Baking apples are best for making these (Golden Delicious, Granny Smith, Fuji, and Pink Lady) but I used Envy. Envy is new on the market here and has an amazingly sweet, floral taste that is fabulous for just eating. It’s probably not the best for open-dish baking as the flesh is really firm and crisp. It took 75 minutes in the oven at 190°C (fan on) to get them soft enough, but wrapped in foil and baked next to embers in the wood oven, they were done in an hour.

For 2 baklava apples you will need:

2 large baking apples
2 tablespoons chopped walnuts
2 tablespoons chopped almonds
1 tablespoon golden raisins
1 tablespoon granulated sugar
2 teaspoons rosewater
3 sheets (14.5-inch/37cm x 9.5-inch/24cm) phyllo dough
Clarified butter, melted

For the baklava rolls

1 tablespoons sugar
1/2 teaspoon ground cinnamon
a good pinch of ground nutmeg
1 tablespoon chopped hazelnuts
1 tablespoon chopped pistachio nuts
1 tablespoon chopped walnuts
1 tablespoon dessicated coconut
Honey for brushing over the top after baking

For the apple “pickles”

One apple, peeled, cut in half and core removed
Freshly squeezed juice of 1/2 lemon
1-2 teaspoons rosewater
a pinch of cinnamon powder

To serve

Lemon yogurt or lemon ice cream
baby mint leaves (optional)
candied rose petals (optional)

Preheat oven to 190°C/375°F, fan on. Slice 1/4-inch off the top of the apples. Using a melon baller, scoop out the core and seeds. Peel and remove the skins, leaving the bottoms intact.

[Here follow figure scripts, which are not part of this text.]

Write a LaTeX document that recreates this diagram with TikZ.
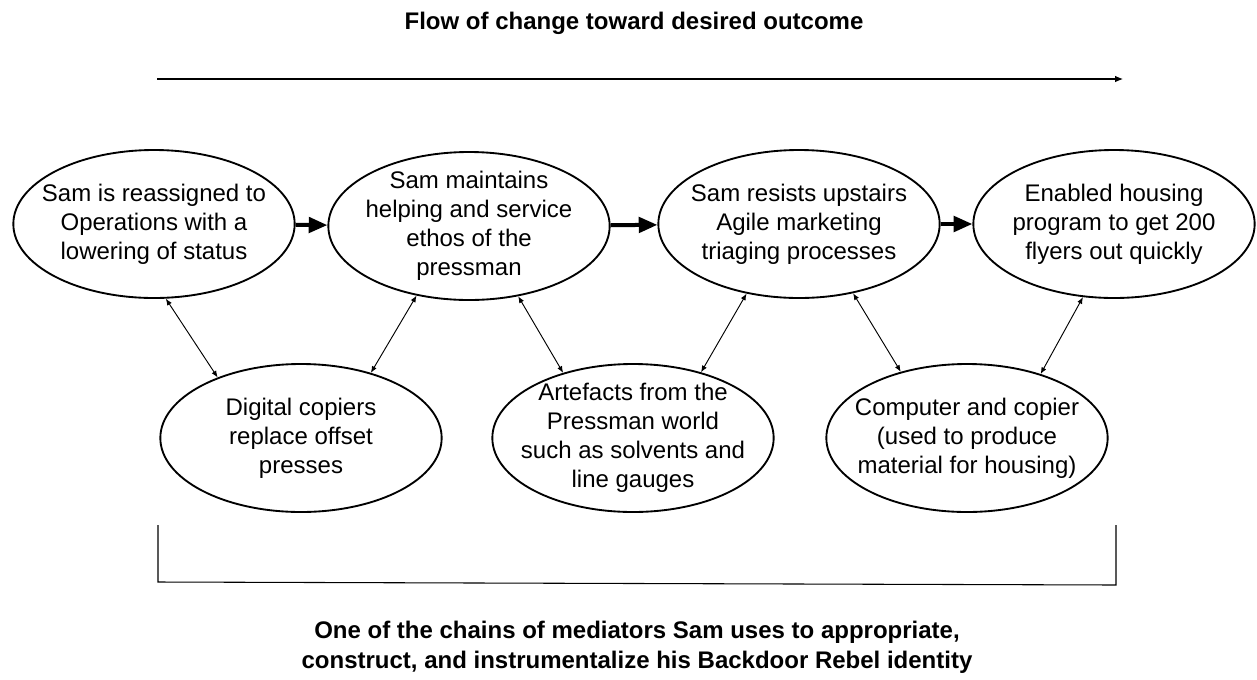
\documentclass[tikz,border=0pt]{standalone}
\usepackage{fontspec}
\setmainfont{Liberation Sans}
\usetikzlibrary{positioning}
\usetikzlibrary{arrows.meta}
\usetikzlibrary{shapes.geometric}
\colorlet{mediatorc}{black}

\begin{document}
\begin{tikzpicture}[x=0.75pt,y=-0.75pt,
  mediator/.style={ellipse,draw=mediatorc,line width=1.4pt,minimum width=211pt,minimum height=111pt,inner sep=0pt},
  mediatortext/.style={align=center,inner sep=0pt,font=\fontsize{18}{21.75}\selectfont},
  chainarrow/.style={line width=3pt,-{Triangle[length=14pt,width=11.5pt]}},
  linkarrow/.style={line width=0.7pt,{Latex[length=5pt,width=4pt]}-{Latex[length=5pt,width=4pt]}},
  caption/.style={align=center,font=\fontsize{18}{22.5}\selectfont\bfseries}]
\useasboundingbox (0,0) rectangle (1257,679);

\node[caption] (flowtitle) at (634,23) {Flow of change toward desired outcome};
\coordinate (flowstart) at (157,79);
\coordinate (flowend) at (1123,79);
\draw[line width=0.8pt,-{Latex[length=6pt,width=5pt]}] (flowstart) -- (flowend);

% chain of mediators
\node[mediator,label={[mediatortext]center:Sam is reassigned to\\Operations with a\\lowering of status}] (reassigned) at (154,224) {};
\node[mediator,label={[mediatortext]center:Sam maintains\\helping and service\\ethos of the\\pressman}] (ethos) at (469,226) {};
\node[mediator,label={[mediatortext]center:Sam resists upstairs\\Agile marketing\\triaging processes}] (resists) at (799,224) {};
\node[mediator,label={[mediatortext]center:Enabled housing\\program to get 200\\flyers out quickly}] (housing) at (1114,224) {};

\node[mediator,label={[mediatortext]center:Digital copiers\\replace offset\\presses}] (copiers) at (301,438) {};
\node[mediator,label={[mediatortext]center:Artefacts from the\\Pressman world\\such as solvents and\\line gauges}] (artefacts) at (633,438) {};
\node[mediator,label={[mediatortext]center:Computer and copier\\(used to produce\\material for housing)}] (computer) at (967,438) {};

\draw[chainarrow] (reassigned) -- (ethos);
\draw[chainarrow] (ethos) -- (resists);
\draw[chainarrow] (resists) -- (housing);

\draw[linkarrow] (reassigned.-81) -- (copiers.144);
\draw[linkarrow] (ethos.-127) -- (copiers.43);
\draw[linkarrow] (ethos.-55) -- (artefacts.137);
\draw[linkarrow] (resists.-127) -- (artefacts.44);
\draw[linkarrow] (resists.-52) -- (computer.135);
\draw[linkarrow] (housing.-113) -- (computer.41);

% bracket
\draw[line width=0.8pt] (158,525) -- (158,582) -- (1116,585) -- (1116,525);

\node[caption] (chaincaption) at (637,647) {One of the chains of mediators Sam uses to appropriate,\\construct, and instrumentalize his Backdoor Rebel identity};
\end{tikzpicture}
\end{document}
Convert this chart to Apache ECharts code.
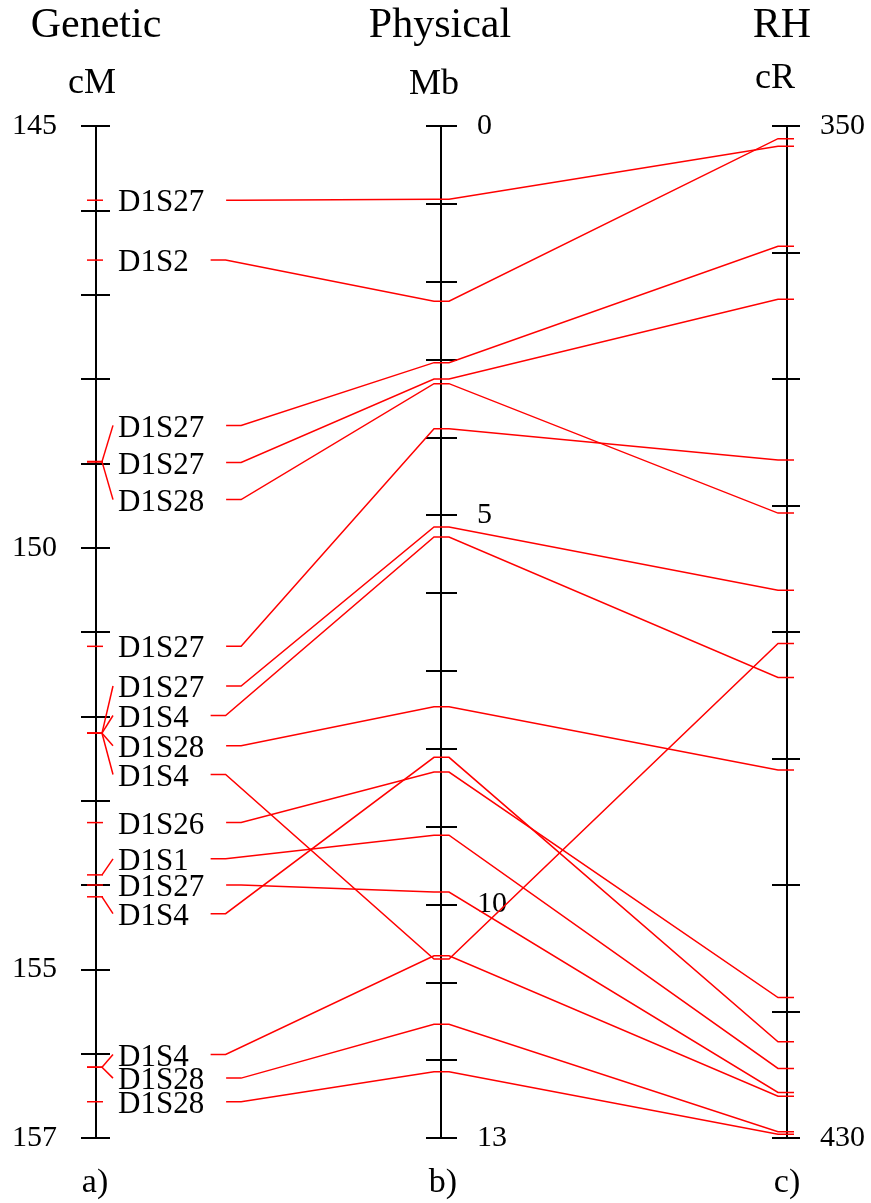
<!DOCTYPE html>
<html>
<head>
<meta charset="utf-8">
<script src="https://cdn.jsdelivr.net/npm/echarts@6/dist/echarts.min.js"></script>
<style>
html,body{margin:0;padding:0;background:#fff;}
#c{width:871px;height:1203px;}
</style>
</head>
<body>
<div id="c"></div>
<script>
// ---------------- DATA ----------------
const markerNames = ['D1S27','D1S2','D1S27','D1S27','D1S28','D1S27','D1S27','D1S4','D1S28','D1S4','D1S26','D1S1','D1S27','D1S4','D1S4','D1S28','D1S28'];
const geneticCM  = [145.88,146.59,148.98,148.98,148.98,151.17,152.20,152.20,152.20,152.20,153.26,153.88,154.00,154.14,156.16,156.16,156.57];
const physicalMb = [0.94,2.25,3.04,3.25,3.31,3.89,5.15,5.28,7.46,10.70,8.30,9.11,9.84,8.11,10.66,11.54,12.15];
const rhCR       = [351.6,351.0,359.5,363.7,380.6,376.4,386.7,393.6,400.9,390.9,418.9,424.5,426.4,422.4,426.7,429.5,429.7];

const geneticTickLabels  = [145,150,155,157];
const physicalTickLabels = [0,5,10,13];
const rhTickLabels       = [350,430];

const panelTitles = ['Genetic','Physical','RH'];
const panelUnits  = ['cM','Mb','cR'];
const panelTags   = ['a)','b)','c)'];

// ---------------- LAYOUT ----------------
// where each marker name is placed along the genetic axis (fanned apart when crowded)
const labelCM = [145.88,146.59,148.55,148.99,149.43,151.17,151.64,151.99,152.35,152.69,153.26,153.69,154.00,154.34,156.01,156.29,156.57];

const FONT = '"Liberation Serif","Times New Roman",serif';
const AXIS_X = [96, 441, 787];
const GRID_W = [14, 16, 13];
const TOP = 126, BOTTOM = 1203 - 1138;
const RED = '#ff0000';

const chart = echarts.init(document.getElementById('c'), null, {renderer: 'canvas'});

function makeGrid(i) {
  return {left: AXIS_X[i], top: TOP, bottom: BOTTOM, width: GRID_W[i], outerBoundsMode: 'none', containLabel: false};
}
function makeX(i) {
  return {type: 'value', gridIndex: i, min: 0, max: 1, show: false};
}
function makeY(i, min, max, interval, labels, inside, margin) {
  return {
    type: 'value', gridIndex: i, min: min, max: max, interval: interval, inverse: true, position: 'left',
    axisLine: {show: true, lineStyle: {color: '#000', width: 2}},
    axisTick: {show: true, inside: false, length: 15, lineStyle: {color: '#000', width: 2}},
    splitLine: {show: true, showMinLine: true, showMaxLine: true, lineStyle: {color: '#000', width: 2}},
    axisLabel: {
      show: true, inside: inside, margin: margin, fontFamily: FONT, fontSize: 30, color: '#000',
      showMinLabel: true, showMaxLabel: true, hideOverlap: false,
      formatter: function (v) { return labels.indexOf(Math.round(v * 1000) / 1000) >= 0 ? String(v) : ''; }
    }
  };
}

const measureCtx = document.createElement('canvas').getContext('2d');
const LABEL_FONT_SIZE = 31;
measureCtx.font = LABEL_FONT_SIZE + 'px "Liberation Serif"';
function textWidth(s) { return measureCtx.measureText(s).width; }

const graphics = [];
const titleX = [96, 440, 782], unitX = [92, 434, 775], unitY = [84, 85, 79], tagX = [95, 443, 787];
for (let k = 0; k < 3; k++) {
  graphics.push({type: 'text', x: titleX[k], y: 26, silent: true,
    style: {text: panelTitles[k], font: '42px ' + FONT, fill: '#000', align: 'center', verticalAlign: 'middle'}});
  graphics.push({type: 'text', x: unitX[k], y: unitY[k], silent: true,
    style: {text: panelUnits[k], font: '36px ' + FONT, fill: '#000', align: 'center', verticalAlign: 'middle'}});
  graphics.push({type: 'text', x: tagX[k], y: 1183, silent: true,
    style: {text: panelTags[k], font: '34px ' + FONT, fill: '#000', align: 'center', verticalAlign: 'middle'}});
}

const baseOption = {
  animation: false,
  backgroundColor: '#fff',
  grid: [makeGrid(0), makeGrid(1), makeGrid(2)],
  xAxis: [makeX(0), makeX(1), makeX(2)],
  yAxis: [
    makeY(0, 145, 157, 1, geneticTickLabels, false, 39),
    makeY(1, 0, 13, 1, physicalTickLabels, true, 36),
    makeY(2, 350, 430, 10, rhTickLabels, true, 33)
  ],
  graphic: graphics,
  series: []
};
chart.setOption(baseOption);

function seg(points) {
  return {type: 'polyline', silent: true, shape: {points: points},
    style: {stroke: RED, lineWidth: 1.5, fill: null}};
}

chart.setOption({
  series: [{
    type: 'custom',
    coordinateSystem: 'cartesian2d',
    xAxisIndex: 0, yAxisIndex: 0,
    silent: true,
    clip: false,
    encode: {x: 0, y: 1},
    data: geneticCM.map(function (g, i) { return [0, g, i]; }),
    renderItem: function (params, api) {
      const i = api.value(2);
      const gp = api.coord([0, geneticCM[i]]);
      const gx = gp[0], gy = gp[1];
      const ly = api.coord([0, labelCM[i]])[1];
      const pX = chart.convertToPixel({xAxisIndex: 1}, 0);
      const pY = chart.convertToPixel({yAxisIndex: 1}, physicalMb[i]);
      const rX = chart.convertToPixel({xAxisIndex: 2}, 0);
      const rY = chart.convertToPixel({yAxisIndex: 2}, rhCR[i]);
      const tx = gx + 22;
      const sx = tx + textWidth(markerNames[i]) + 22;
      const children = [
        seg([[gx - 9, gy], [gx + 7, gy]]),
        {type: 'text', silent: true, x: tx, y: ly + 3,
          style: {text: markerNames[i], font: LABEL_FONT_SIZE + 'px ' + FONT, fill: '#000', align: 'left', verticalAlign: 'middle'}},
        seg([[sx, ly], [sx + 15, ly], [pX - 7, pY], [pX + 8, pY], [rX - 9, rY], [rX + 7, rY]])
      ];
      if (Math.abs(ly - gy) > 1) {
        children.push(seg([[gx + 6, gy], [gx + 17, ly]]));
      }
      return {type: 'group', children: children};
    }
  }]
});
</script>
</body>
</html>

Combine the walnuts, almonds, raisins, sugar and rosewater. Set aside until ready for use.

Lay a sheet of phyllo dough on work surface, short end facing toward you. Brush with clarified butter; repeat with remaining sheets. Cut into 3 equal strips. Lay the apple at the bottom of the strip and roll. Gently press phyllo wrapping to conform to the apple’s shape. Repeat with 2nd apple.

For rolled baklava, combine all of the ingredients except the honey. Sprinkle this mixture over the surface of the third strip and roll up tightly starting from the bottom end.

Baklava apple prep

Generously stuff apples with the reserved mixture and place apples and rolled baklava on a parchment-lined baking sheet. Brush the outer surface of wrapped apples and baklava roll with melted clarified butter. Drizzle some butter over the stuffed apples as well. Bake the baklava roll for 30 minutes until golden brown. Remove, cut in half crosswise and brush with warmed honey. Continue baking the stuffed apples for 20-30 minutes until the tip of a small paring knife easily slips in when pierced.

Baklava apples unbaked

While the apples are baking, make the apple pickles. Cut the halves into very thin slices and combine with lemon juice, rosewater and cinnamon; set aside.

When the apples are done, remove from oven and set each into serving dishes. Add a spoonful of lemon yogurt to the side and top with baklava half. Arrange apple pickle segments around the baked apple. Garnish with candied rose petals and mint leaves.